3. “Girls” — March 22, 2012
Lena Dunham’s HBO show has pushed boundaries as a realistic read of four 20-somethings’ careers or lack thereof in New York City. The show thrust Dunham into the foreground as a new favorite actress and writer, as well as feminist and Twitter-follow. If you have followed this show throughout your time at college, the plot may resonate more than ever now as you attempt to enter the workplace or are still “funemployed.”
4. “The Hunger Games” — March 23, 2012
“The Hunger Games” focused on the trials of heroine Katniss Everdeen, but Jennifer Lawrence came out of the film with just as much hype. Her awkward charm, french fry comments and famous falls turned her into her own brand of female heroine.
5. “Les Miserables” — Dec. 25, 2012
The star-studded musical sparked Broadway sing-alongs, Eddie Raymayne-love and Hatha-hate. It’s soundtrack has never been more relevant as you have “One Day More” at our University until it is filled with “Empty Chairs at Empty Tables.”

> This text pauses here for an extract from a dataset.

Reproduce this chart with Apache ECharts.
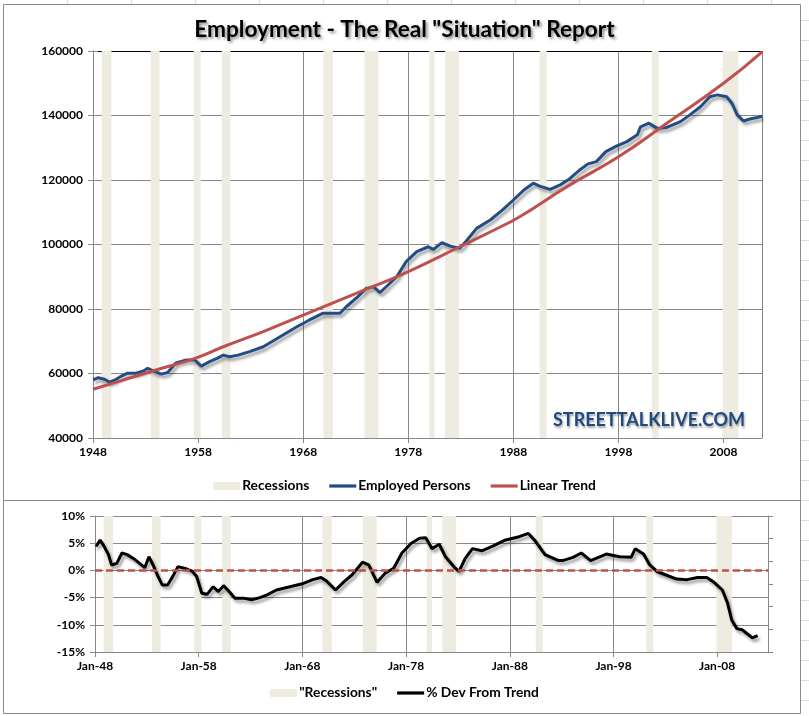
<!DOCTYPE html>
<html><head><meta charset="utf-8">
<script src="https://cdn.jsdelivr.net/npm/echarts@6/dist/echarts.min.js"></script>
<style>html,body{margin:0;padding:0;background:#fff}#c{width:809px;height:716px}</style>
</head><body><div id="c"></div>
<script>
// ---------- data (decimal years) ----------
const BASE_YEAR = 1948;
const recessionStarts = [1948.83, 1953.50, 1957.58, 1960.25, 1969.92, 1973.83, 1980.00, 1981.50, 1990.50, 2001.17, 2007.92];
const recessionEnds   = [1949.75, 1954.33, 1958.25, 1961.08, 1970.83, 1975.17, 1980.50, 1982.83, 1991.17, 2001.83, 2009.42];

const empYears = [1948.0,1948.5,1949.1,1949.6,1950.1,1950.7,1951.3,1952.1,1952.8,1953.2,1953.9,1954.5,1955.1,1955.9,1956.9,1957.7,1958.3,1959.1,1959.8,1960.4,1961.0,1961.8,1962.9,1964.2,1965.8,1967.4,1968.6,1969.9,1970.5,1971.5,1972.1,1973.1,1974.0,1974.7,1975.3,1975.9,1976.9,1977.8,1978.8,1979.9,1980.4,1981.2,1982.0,1982.9,1983.6,1984.5,1985.8,1987.0,1988.0,1989.0,1989.9,1990.5,1991.5,1992.4,1993.4,1994.3,1995.1,1995.9,1996.8,1997.8,1998.8,1999.8,2000.1,2000.9,2001.7,2002.6,2003.9,2004.8,2005.8,2006.7,2007.4,2008.3,2008.8,2009.3,2009.9,2010.5,2011.2,2011.7];
const empValues = [58000,58700,58200,57300,58000,59200,60100,60100,60800,61600,60600,59800,60300,63300,64200,64200,62300,63700,64700,65700,65200,65700,66800,68300,71400,74500,76600,78700,78700,78700,80700,83500,86400,86900,85100,86900,90000,94700,97800,99300,98500,100600,99500,98800,101400,105000,107600,110800,113800,116900,119000,118100,117100,118400,120500,123100,125000,125700,128800,130500,131900,134000,136500,137600,136000,136300,138100,140200,142700,145800,146400,145800,143800,140200,138300,138900,139400,139800];

const trendYears  = [1948.0,1950.7,1954.0,1957.7,1960.4,1964.2,1968.0,1973.1,1977.8,1982.9,1986.8,1988.6,1993.1,1998.0,2002.6,2008.0,2011.7];
const trendValues = [55100,57800,61100,64700,68300,73000,78100,84900,91300,99300,105500,108600,117900,127200,137600,150000,159800];

const devYears = [1948.1,1948.5,1948.8,1949.3,1949.6,1950.1,1950.6,1951.1,1951.7,1952.3,1952.8,1953.2,1953.6,1954.0,1954.5,1955.0,1955.5,1956.0,1956.8,1957.4,1957.8,1958.3,1958.8,1959.4,1959.9,1960.4,1960.8,1961.5,1962.3,1963.1,1963.9,1964.6,1965.5,1966.8,1968.1,1969.0,1969.8,1970.3,1971.2,1972.0,1972.8,1973.8,1974.4,1975.2,1976.0,1976.8,1977.6,1978.5,1979.3,1979.9,1980.5,1981.2,1981.8,1982.6,1983.1,1983.7,1984.4,1985.3,1986.3,1987.6,1988.9,1989.8,1990.5,1991.4,1992.7,1993.1,1994.1,1994.9,1995.8,1997.3,1998.6,1999.7,2000.1,2000.9,2001.5,2002.2,2003.0,2004.1,2005.1,2006.1,2007.0,2007.7,2008.5,2009.0,2009.4,2009.9,2010.4,2010.8,2011.4,2011.9];
const devValues = [4.4,5.6,4.7,2.9,1.0,1.3,3.2,2.9,2.2,1.3,0.5,2.5,1.0,-0.8,-2.7,-2.7,-1.1,0.7,0.3,-0.2,-1.1,-4.2,-4.4,-3.0,-3.9,-2.8,-3.6,-5.1,-5.1,-5.4,-5.0,-4.5,-3.6,-3.0,-2.4,-1.7,-1.3,-1.9,-3.6,-2.1,-0.8,1.5,1.0,-2.2,-0.5,0.4,3.2,5.0,5.9,6.0,4.0,4.8,2.5,0.7,-0.2,2.2,4.0,3.6,4.4,5.6,6.2,6.8,5.3,2.9,1.8,1.8,2.4,3.2,1.8,3.0,2.5,2.4,4.0,3.0,1.0,-0.2,-0.8,-1.6,-1.7,-1.3,-1.3,-2.2,-3.6,-6.0,-9.1,-10.7,-10.9,-11.5,-12.4,-12.0];
const devTrendLevel = 0;

const topXLabels = ['1948','1958','1968','1978','1988','1998','2008'];
const bottomXLabels = ['Jan-48','Jan-58','Jan-68','Jan-78','Jan-88','Jan-98','Jan-08'];
const topYTicks = {min: 40000, max: 160000, step: 20000};
const devYTicks = {min: -15, max: 10, step: 5};
const topXMaxYear = 2011.66;
const bottomXMaxYear = 2012.9;

// ---------- styles ----------
const FONT = 'Lato';
const REC = '#EEECE1', BLUE = '#234C84', RED = '#C0504D', GRID = '#878787';
const shadow = {shadowColor:'rgba(0,0,0,0.38)', shadowBlur:3, shadowOffsetX:2, shadowOffsetY:3};
const LINE_ICON = 'path://M0,0L27,0L27,3.2L0,3.2Z';

const pairs = (xs, ys) => xs.map((x,i) => [x - BASE_YEAR, ys[i]]);
const recData = recessionStarts.map((s,i) => [s - BASE_YEAR, recessionEnds[i] - BASE_YEAR]);

function recRender(params, api){
  const cs = params.coordSys;
  const x0 = api.coord([api.value(0), 0])[0];
  const x1 = api.coord([api.value(1), 0])[0];
  return {type:'rect', shape:{x:x0, y:cs.y, width:Math.max(1,x1-x0), height:cs.height}, style:{fill:REC}};
}

const labelStyle = {color:'#000', fontFamily:FONT, fontWeight:'bold', fontSize:12};

const graphics = [
  {type:'rect', shape:{x:3.5,y:4.5,width:797,height:496}, style:{fill:'none', stroke:'#8a8a8a', lineWidth:1}, z:-1},
  {type:'rect', shape:{x:3.5,y:500.5,width:797,height:213}, style:{fill:'none', stroke:'#8a8a8a', lineWidth:1}, z:-1},
  {type:'text', left:553, top:411, z:100, style:{text:'STREETTALKLIVE.COM', fill:'#1F4A80', font:'bold 18px '+FONT,
     textShadowColor:'rgba(0,0,0,0.35)', textShadowBlur:2, textShadowOffsetX:1, textShadowOffsetY:2}}
];
for (let y = 20; y < 716; y += 20) graphics.push({type:'line', shape:{x1:801,y1:y+0.5,x2:809,y2:y+0.5}, style:{stroke:'#dadcdd'}, z:-2});
for (let x = 67; x < 800; x += 64) graphics.push({type:'line', shape:{x1:x+0.5,y1:0,x2:x+0.5,y2:4}, style:{stroke:'#dadcdd'}, z:-2});

const legendText = {fontFamily:FONT, fontWeight:'bold', fontSize:13.8, color:'#000', padding:[0,0,0,-3]};

const option = {
  animation:false,
  backgroundColor:'#fff',
  title:{text:'Employment - The Real "Situation" Report', left:'center', top:13,
    textStyle:{fontFamily:FONT, fontWeight:'bold', fontSize:22.6, color:'#000',
      textShadowColor:'rgba(0,0,0,0.45)', textShadowBlur:3, textShadowOffsetX:2, textShadowOffsetY:2}},
  graphic: graphics,
  legend:[
    {data:[{name:'Recessions', icon:'rect', itemStyle:{color:REC}},
           {name:'Employed Persons', icon:LINE_ICON, itemStyle:{color:BLUE}},
           {name:'Linear Trend', icon:LINE_ICON, itemStyle:{color:RED}}],
     left:'center', top:474, itemWidth:27, itemHeight:8, itemGap:20, symbolKeepAspect:true,
     textStyle:legendText},
    {data:[{name:'"Recessions"', icon:'rect', itemStyle:{color:REC}},
           {name:'% Dev From Trend', icon:LINE_ICON, itemStyle:{color:'#000'}}],
     left:'center', top:681, itemWidth:27, itemHeight:8, itemGap:20, symbolKeepAspect:true,
     textStyle:legendText}
  ],
  grid:[
    {left:93, right:47, top:51, bottom:278, containLabel:false, outerBoundsMode:'none'},
    {left:95, right:41, top:516, bottom:64, containLabel:false, outerBoundsMode:'none'}
  ],
  xAxis:[
    {type:'value', gridIndex:0, min:0, max:topXMaxYear-BASE_YEAR, interval:10,
     axisLine:{lineStyle:{color:GRID}}, axisTick:{show:true, length:5, lineStyle:{color:GRID}},
     splitLine:{show:true, lineStyle:{color:GRID}},
     axisLabel:{...labelStyle, margin:8, showMaxLabel:false, formatter:v => topXLabels[Math.round(v/10)] || ''}},
    {type:'value', gridIndex:0, position:'top', min:0, max:topXMaxYear-BASE_YEAR,
     axisLine:{show:true, onZero:false, lineStyle:{color:'#000', width:1}}, axisTick:{show:false}, axisLabel:{show:false}, splitLine:{show:false}},
    {type:'value', gridIndex:1, min:0, max:bottomXMaxYear-BASE_YEAR, interval:10,
     axisLine:{onZero:false, lineStyle:{color:GRID}}, axisTick:{show:true, length:5, lineStyle:{color:GRID}},
     splitLine:{show:true, lineStyle:{color:GRID}},
     axisLabel:{...labelStyle, margin:8, showMaxLabel:false, formatter:v => bottomXLabels[Math.round(v/10)] || ''}}
  ],
  yAxis:[
    {type:'value', gridIndex:0, min:topYTicks.min, max:topYTicks.max, interval:topYTicks.step,
     axisLine:{show:true, lineStyle:{color:GRID}}, axisTick:{show:true, length:5, lineStyle:{color:GRID}},
     splitLine:{lineStyle:{color:GRID}}, axisLabel:{...labelStyle, margin:10, formatter:v => String(v)}},
    {type:'value', gridIndex:0, position:'right', min:0, max:1.2, interval:0.2,
     axisLine:{show:true, lineStyle:{color:GRID}}, axisTick:{show:true, length:5, lineStyle:{color:GRID}},
     splitLine:{show:false}, axisLabel:{show:false}},
    {type:'value', gridIndex:1, min:devYTicks.min, max:devYTicks.max, interval:devYTicks.step,
     axisLine:{show:true, lineStyle:{color:GRID}}, axisTick:{show:true, length:5, lineStyle:{color:GRID}},
     splitLine:{lineStyle:{color:GRID}}, axisLabel:{...labelStyle, margin:10, formatter:v => v + '%'}},
    {type:'value', gridIndex:1, position:'right', min:0, max:1.2, interval:0.2,
     axisLine:{show:true, lineStyle:{color:GRID}}, axisTick:{show:true, length:5, lineStyle:{color:GRID}},
     splitLine:{show:false}, axisLabel:{show:false}}
  ],
  series:[
    {name:'Recessions', type:'custom', xAxisIndex:0, yAxisIndex:1, renderItem:recRender, data:recData,
     encode:{x:[0,1]}, itemStyle:{color:REC}, z:1, silent:true},
    {name:'Employed Persons', type:'line', xAxisIndex:0, yAxisIndex:0, data:pairs(empYears, empValues),
     symbol:'none', lineStyle:{color:BLUE, width:3, ...shadow}, itemStyle:{color:BLUE}, z:3},
    {name:'Linear Trend', type:'line', xAxisIndex:0, yAxisIndex:0, data:pairs(trendYears, trendValues),
     symbol:'none', smooth:true, lineStyle:{color:RED, width:3}, itemStyle:{color:RED}, z:4},
    {name:'"Recessions"', type:'custom', xAxisIndex:2, yAxisIndex:3, renderItem:recRender, data:recData,
     encode:{x:[0,1]}, itemStyle:{color:REC}, z:1, silent:true},
    {name:'% Dev From Trend', type:'line', xAxisIndex:2, yAxisIndex:2, data:pairs(devYears, devValues),
     symbol:'none', lineStyle:{color:'#000', width:3, ...shadow}, itemStyle:{color:'#000'}, z:3,
     markLine:{silent:true, symbol:'none', label:{show:false},
       lineStyle:{color:RED, type:[7,4], width:2.5}, data:[{yAxis:devTrendLevel}]}}
  ]
};
echarts.init(document.getElementById('c')).setOption(option);
</script></body></html>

6. “Harlem Shake” — February 2013
“And do the Harlem Shake.” And we did. And it was 2013 and it was great. A true horse-masked, hip-gyrating movement that had 40,000 versions uploaded to YouTube by Feb. 15 (compared to 12,000 just four days prior). Most likely you contributed to at least one of its 175 million views.
7. Miley Cyrus VMA performance — Aug. 25, 2013
The combination of foam fingers, teddy bears and a former Disney channel star sounds like something you would see during the seventh-inning stretch of a minor league baseball game, but somehow these three things found themselves amidst the MTV VMAs and subsequently caused some major controversy. Coming off the “We Can’t Stop” video, “Bangerz” release and hairstyle that rocked the world, Miley’s twerking and Robin Thicke’s “Blurred Lines” made headlines for weeks.

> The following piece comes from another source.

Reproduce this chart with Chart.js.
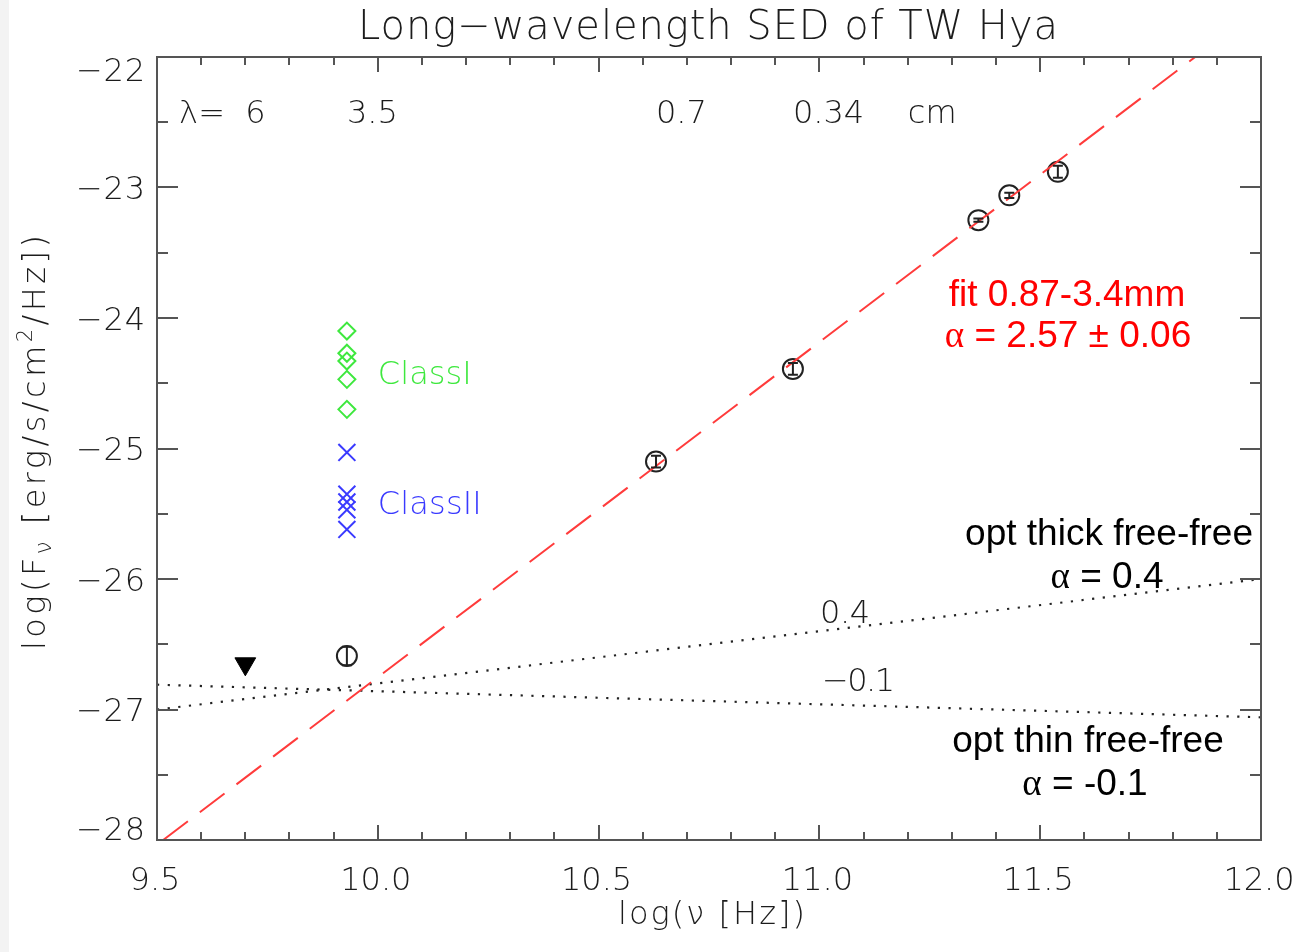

8. “Frozen” — Nov. 27, 2013
“Frozen,” the animated Disney film with an empowering message, two strong female leads and a soundtrack so good we have yet to “Let It Go.” The film broke the record for highest grossing animated film and won two Academy Awards for Best Animated Feature and Best Original song and contributed to the John Travolta “Adele Dazeem” Internet phenomenon.
9. “Beyoncé” — Dec. 13, 2013
The album unprecedentedly dropped in the middle of the night and shifted the entire industry of record promotion and release. The album incorporated an audio-visual medium with its short films for each song. The hype carried her to the Super Bowl where she lit up the stadium so much that the power shut off — or was it the Illuminati?
10. 56th Annual Grammy Awards — Jan. 26, 2014
Macklemore and Ryan Lewis walked away with Grammys for Best New Artist, Best Rap Performance, Best Rap Song and Best Rap Album. Their fur-fueled bargain shopping antics somehow eclipsed Drake, Kendrick Lamar, Jay-Z and Kanye West (a.k.a. the Grammys became even more irrelevant).
11. Ellen hosts The Oscars — March 2, 2014
Ellen hosted The Oscars like it was a middle-school sleepover — taking selfies and ordering pizza — and subsequently won the night. Her selfie/carefully disguised Samsung ad garnered 1.2 million retweets in an hour, beating out Obama’s election night photo as the most popular tweet ever.
12. ALS Ice Bucket Challenge — Summer 2014
The Ice Bucket Challenge took over social media and raised more than $115 million, as well as lots of awareness, for amyotrophic lateral sclerosis (ALS). Everyone from LeBron James to Taylor Swift to your entire Facebook feed participated.
13. “1989” Taylor Swift — Oct. 27, 2014
This album converted us all to T-Swift fans. No one is “above” her music now. However, her decision to remove her discography from Spotify in November was detrimental to house party soundtracks everywhere, leaving a “Blank Space” where “Shake It Off” once resounded.
14. “To Pimp A Butterfly” Kendrick Lamar — March 15, 2015
Kendrick’s third studio album delivered important music and an important message: to empower those deprived of it. In the wake of recent police brutality and the movement for improved racial equality, the funk and jazz-infused album worked to raise awareness and spark conversations around these issues through critically acclaimed tracks.